Pour ce faire, il faut produire davantage pour satisfaire les besoins matériels des différents membres de la société. La société repose bien sur la compétence de chacun, donc sur l’éducation et non sur la naissance. L’éducation est érigée en élément de cohésion sociale permettant à chacun de trouver sa place au sein de la collectivité.
Une doctrine largement diffusée
La diffusion du saint-simonisme après 1825 est l’un des phénomènes intellectuels les plus marquants de la première moitié du XIXe siècle, aussi bien en France qu’en Europe. A la mort de Saint-Simon, sa pensée ne touche encore qu’un cercle restreint de penseurs. Ce sont donc ses disciples qui diffusent sa pensée et la font connaître. En effet, si certains voient en lui un nouveau Messie, fondateur d’une nouvelle religion, Marx déclare, de son côté, avoir été imprégné de la pensée de Saint-Simon dès son enfance.
Pour sa part, Pierre Leroux, un de ceux qu’il a fortement marqués, déclare que Saint-Simon a été le prophète du socialisme. Le saint-simonisme est donc une pensée qui embrasse large ! Cette pensée novatrice a également joué un rôle indiscutable dans le mouvement politique des Trois Glorieuses de 1830 en favorisant l’avènement d’une nouvelle génération en rupture avec le passé. Sur le plan économique, les nouvelles recrues se font parmi l’élite nationale, en particulier les polytechniciens. Parmi elles, il y a Prosper Enfantin, Michel Chevalier, Bazard, les frères Talabot, des esprits d’envergure qui prônent le développement de la production en construisant des lignes de chemins de fer, plus tard des grands canaux, afin de faciliter les échanges, l’accessibilité facilitée du crédit afin d’encourager la consommation.

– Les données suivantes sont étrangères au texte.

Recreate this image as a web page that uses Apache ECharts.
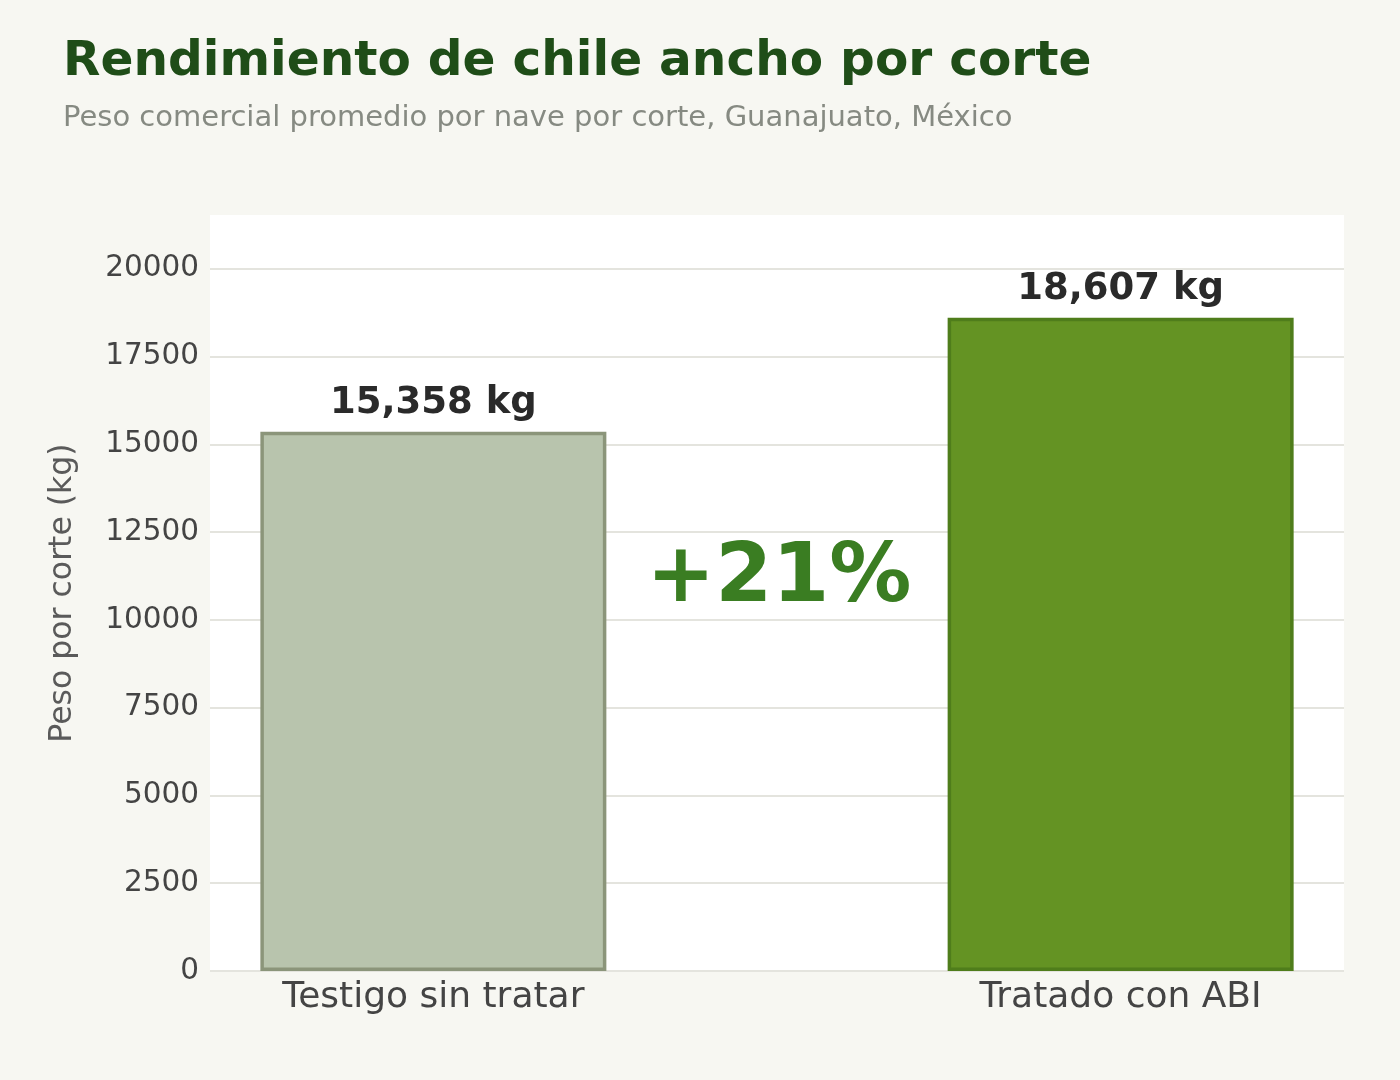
<!DOCTYPE html>
<html>
<head>
<meta charset="utf-8">
<script src="https://cdn.jsdelivr.net/npm/echarts@6/dist/echarts.min.js"></script>
<style>
    html, body { margin: 0; padding: 0; background: #f7f7f2; }
    #chart { width: 1400px; height: 1080px; }
</style>
</head>
<body>
<div id="chart"></div>
<script>
// Datos del grafico
const categorias = ['Testigo sin tratar', 'Tratado con ABI'];
const pesos = [15358, 18607];
const posiciones = [0, 1];
const rellenos = ['#b8c4ad', '#649323'];
const bordes = ['#8b957a', '#4f7d1b'];

let rendimientoChart;

/**
 * Grafico "Rendimiento de chile ancho por corte"
 */
const RENDIMIENTO = function () {

    const fuente = 'DejaVu Sans';

    const build = function () {
        rendimientoChart = echarts.init(document.getElementById('chart'));

        // lineas de la rejilla, la ultima (max del eje) no se dibuja
        const coloresRejilla = [];
        for (let i = 0; i < 9; i++) coloresRejilla.push('#e4e4de');
        coloresRejilla.push('rgba(0,0,0,0)');

        const option = {
            backgroundColor: '#f7f7f2',
            animation: false,
            title: {
                text: 'Rendimiento de chile ancho por corte',
                subtext: 'Peso comercial promedio por nave por corte, Guanajuato, México',
                left: 58,
                top: 33,
                itemGap: 17,
                textStyle: {
                    fontFamily: fuente,
                    fontWeight: 'bold',
                    fontSize: 48.6,
                    color: '#1f4d18'
                },
                subtextStyle: {
                    fontFamily: fuente,
                    fontSize: 29,
                    color: '#868a82'
                }
            },
            grid: {
                left: 210,
                right: 56,
                top: 215,
                bottom: 109,
                show: true,
                backgroundColor: '#ffffff',
                borderWidth: 0
            },
            xAxis: {
                type: 'value',
                min: -0.325,
                max: 1.325,
                axisLine: { show: false },
                axisTick: { show: false },
                splitLine: { show: false },
                axisLabel: {
                    customValues: posiciones,
                    formatter: function (v) {
                        return categorias[Math.round(v)];
                    },
                    margin: 9,
                    fontFamily: fuente,
                    fontSize: 36,
                    color: '#444444'
                }
            },
            yAxis: {
                type: 'value',
                min: 0,
                max: 21530,
                interval: 2500,
                name: 'Peso por corte (kg)',
                nameLocation: 'middle',
                nameGap: 131,
                nameTextStyle: {
                    fontFamily: fuente,
                    fontSize: 31.5,
                    color: '#5a5a5a'
                },
                axisLine: { show: false },
                axisTick: { show: false },
                axisLabel: {
                    showMaxLabel: false,
                    formatter: function (v) {
                        return String(v);
                    },
                    margin: 11,
                    padding: [3, 0, 0, 0],
                    fontFamily: fuente,
                    fontSize: 29.5,
                    color: '#444444'
                },
                splitLine: {
                    lineStyle: { color: coloresRejilla, width: 2 }
                }
            },
            series: [
                {
                    type: 'bar',
                    barWidth: 346,
                    data: pesos.map(function (p, i) {
                        return {
                            value: [posiciones[i], p],
                            itemStyle: {
                                color: rellenos[i],
                                borderColor: bordes[i],
                                borderWidth: 3.5
                            }
                        };
                    }),
                    label: {
                        show: true,
                        position: 'top',
                        distance: 10,
                        formatter: function (params) {
                            return params.value[1].toLocaleString('en-US') + ' kg';
                        },
                        fontFamily: fuente,
                        fontWeight: 'bold',
                        fontSize: 37,
                        color: '#2a2a2a'
                    }
                }
            ]
        };

        rendimientoChart.setOption(option);

        // texto del incremento entre las dos barras
        const incremento = Math.round((pesos[1] / pesos[0] - 1) * 100);
        const punto = rendimientoChart.convertToPixel({ gridIndex: 0 }, [0.5, 11150]);
        rendimientoChart.setOption({
            graphic: [{
                type: 'text',
                x: punto[0] + 2,
                y: punto[1],
                style: {
                    text: '+' + incremento + '%',
                    fontFamily: fuente,
                    fontWeight: 'bold',
                    fontSize: 82,
                    fill: '#3a7d22',
                    textAlign: 'center',
                    textVerticalAlign: 'middle'
                }
            }]
        });
    };

    return {
        init: build
    };
}();

RENDIMIENTO.init();
</script>
</body>
</html>
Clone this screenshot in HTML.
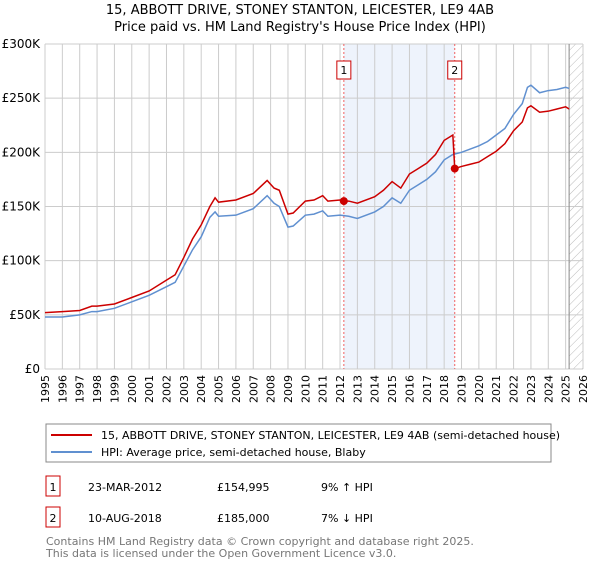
<!DOCTYPE html>
<html><head><meta charset="utf-8"><style>
body{margin:0;background:#fff;font-family:"DejaVu Sans","Liberation Sans",sans-serif;}
svg text{font-family:"DejaVu Sans","Liberation Sans",sans-serif;}
</style></head><body>
<svg id="c" width="600" height="560" xmlns="http://www.w3.org/2000/svg">
<defs><pattern id="hatch" width="6" height="6" patternUnits="userSpaceOnUse" patternTransform="rotate(45)"><line x1="0" y1="0" x2="0" y2="6" stroke="#bbb" stroke-width="1"/></pattern></defs>
<text x="300" y="14" text-anchor="middle" font-size="13">15, ABBOTT DRIVE, STONEY STANTON, LEICESTER, LE9 4AB</text>
<text x="300" y="31" text-anchor="middle" font-size="13">Price paid vs. HM Land Registry's House Price Index (HPI)</text>
<g id="plot"></g>
<rect x="46" y="424" width="505" height="38" fill="#fff" stroke="#888"/>
<line x1="51" y1="435" x2="92" y2="435" stroke="#cc0000" stroke-width="2"/>
<text x="101" y="439" font-size="11">15, ABBOTT DRIVE, STONEY STANTON, LEICESTER, LE9 4AB (semi-detached house)</text>
<line x1="51" y1="452" x2="92" y2="452" stroke="#6090d0" stroke-width="2"/>
<text x="101" y="456" font-size="11">HPI: Average price, semi-detached house, Blaby</text>
<g>
<rect x="46" y="476" width="14" height="20" fill="#fff" stroke="#cc0000"/><text x="53" y="491" font-size="11" text-anchor="middle">1</text>
<text x="88" y="491" font-size="11">23-MAR-2012</text><text x="217" y="491" font-size="11">£154,995</text><text x="321" y="491" font-size="11">9% ↑ HPI</text></g>
<g>
<rect x="46" y="507" width="14" height="20" fill="#fff" stroke="#cc0000"/><text x="53" y="522" font-size="11" text-anchor="middle">2</text>
<text x="88" y="522" font-size="11">10-AUG-2018</text><text x="217" y="522" font-size="11">£185,000</text><text x="321" y="522" font-size="11">7% ↓ HPI</text></g>
<text x="46" y="545" font-size="11" fill="#777">Contains HM Land Registry data © Crown copyright and database right 2025.</text>
<text x="46" y="557" font-size="11" fill="#777">This data is licensed under the Open Government Licence v3.0.</text>
</svg>
<script>
const yTicks=[0,50,100,150,200,250,300];
const yTickLabels=["£0","£50K","£100K","£150K","£200K","£250K","£300K"];
const years=[1995,1996,1997,1998,1999,2000,2001,2002,2003,2004,2005,2006,2007,2008,2009,2010,2011,2012,2013,2014,2015,2016,2017,2018,2019,2020,2021,2022,2023,2024,2025,2026];
const hpiDates=[1995,1996,1997,1997.7,1998,1999,2000,2001,2002,2002.5,2003,2003.5,2004,2004.5,2004.8,2005,2006,2007,2007.8,2008.2,2008.5,2009,2009.3,2010,2010.5,2011,2011.3,2012,2012.5,2013,2014,2014.5,2015,2015.5,2016,2016.5,2017,2017.5,2018,2018.5,2019,2019.5,2020,2020.5,2021,2021.5,2022,2022.5,2022.8,2023,2023.5,2024,2024.5,2025,2025.2];
const hpiValues=[48,48,50,53,53,56,62,68,76,80,95,110,122,140,145,141,142,148,160,153,150,131,132,142,143,146,141,142,141,139,145,150,158,153,165,170,175,182,193,198,200,203,206,210,216,222,235,245,260,262,255,257,258,260,259];
const priceDates=[1995,1996,1997,1997.7,1998,1999,2000,2001,2002,2002.5,2003,2003.5,2004,2004.5,2004.8,2005,2006,2007,2007.8,2008.2,2008.5,2009,2009.3,2010,2010.5,2011,2011.3,2012,2012.22,2012.5,2013,2014,2014.5,2015,2015.5,2016,2016.5,2017,2017.5,2018,2018.5,2018.61,2019,2019.5,2020,2020.5,2021,2021.5,2022,2022.5,2022.8,2023,2023.5,2024,2024.5,2025,2025.2];
const priceValues=[52,53,54,58,58,60,66,72,82,87,103,120,133,150,158,154,156,162,174,167,165,143,144,155,156,160,155,156,155,155,153,159,165,173,167,180,185,190,198,211,216,185,187,189,191,196,201,208,220,228,241,243,237,238,240,242,240];
const saleDates=[2012.22,2018.61];
const saleValues=[154.995,185];
const saleLabels=["1","2"];
const X0=45,X1=583,Y0=369,Y1=44;
const xs=t=>X0+(t-1995)/(2026-1995)*(X1-X0);
const ys=v=>Y0-v/300*(Y0-Y1);
const NS="http://www.w3.org/2000/svg";
const g=document.getElementById('plot');
function mk(tag,a){const e=document.createElementNS(NS,tag);for(const k in a)e.setAttribute(k,a[k]);g.appendChild(e);return e;}
let e;
e=mk('rect',{x:xs(saleDates[0]),y:Y1,width:xs(saleDates[1])-xs(saleDates[0]),height:Y0-Y1,fill:'#eef3fc'});


e=mk('rect',{x:xs(2025.2),y:Y1,width:X1-xs(2025.2),height:Y0-Y1,fill:'url(#hatch)'});


years.forEach(y=>{
 e=mk('line',{x1:xs(y),x2:xs(y),y1:Y1,y2:Y0,stroke:'#ccc'});
 
 
 e=mk('text',{x:0,y:0,'font-size':11,'text-anchor':'end',transform:`translate(${xs(y)+4},${Y0+6}) rotate(-90)`});
 e.textContent=y;
 
 
});
yTicks.forEach((v,i)=>{
 e=mk('line',{x1:X0,x2:X1,y1:ys(v),y2:ys(v),stroke:'#ccc'});
 
 
 e=mk('text',{x:X0-5,y:ys(v)+4,'font-size':12,'text-anchor':'end'});
 e.textContent=yTickLabels[i];
 
 
});
e=mk('line',{x1:xs(2025.2),x2:xs(2025.2),y1:Y1,y2:Y0,stroke:'#888'});


saleDates.forEach((d,i)=>{
 e=mk('line',{x1:xs(d),x2:xs(d),y1:Y1,y2:Y0,stroke:'#f06060','stroke-dasharray':'2,2'});
 
 
});
e=mk('polyline',{points:hpiDates.map((d,i)=>xs(d)+','+ys(hpiValues[i])).join(' '),fill:'none',stroke:'#6090d0','stroke-width':1.5});


e=mk('polyline',{points:priceDates.map((d,i)=>xs(d)+','+ys(priceValues[i])).join(' '),fill:'none',stroke:'#cc0000','stroke-width':1.5});


saleDates.forEach((d,i)=>{
 e=mk('circle',{cx:xs(d),cy:ys(saleValues[i]),r:4,fill:'#cc0000'});
 
 
 e=mk('rect',{x:xs(d)-7,y:61,width:14,height:18,fill:'#fff',stroke:'#cc0000'});
 
 
 e=mk('text',{x:xs(d),y:74,'font-size':11,'text-anchor':'middle'});
 e.textContent=saleLabels[i];
 
 
});
</script>
</body></html>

Cette démarche, qui associe progrès technique et progrès social pour une meilleure entente entre les peuples, va séduire de nombreux dirigeants au cours du XIXe siècle. La France de Napoléon III est marquée par le saint-simonisme.
Saint-Simon est le dernier des encyclopédistes. C’est un homme de transition, dont la diffusion de la pensée tient moins à l’originalité des idées qu’à la personnalité chaleureuse et visionnaire de leur auteur. Libéral social ou présocialiste, le saint-simonsime échappe à son fondateur pour devenir avec les successeurs soit un socialisme utopique, porteur d’observations pertinentes sur la société industrielle et ses problèmes soit une politique économique cherchant à engendrer le bien être collectif.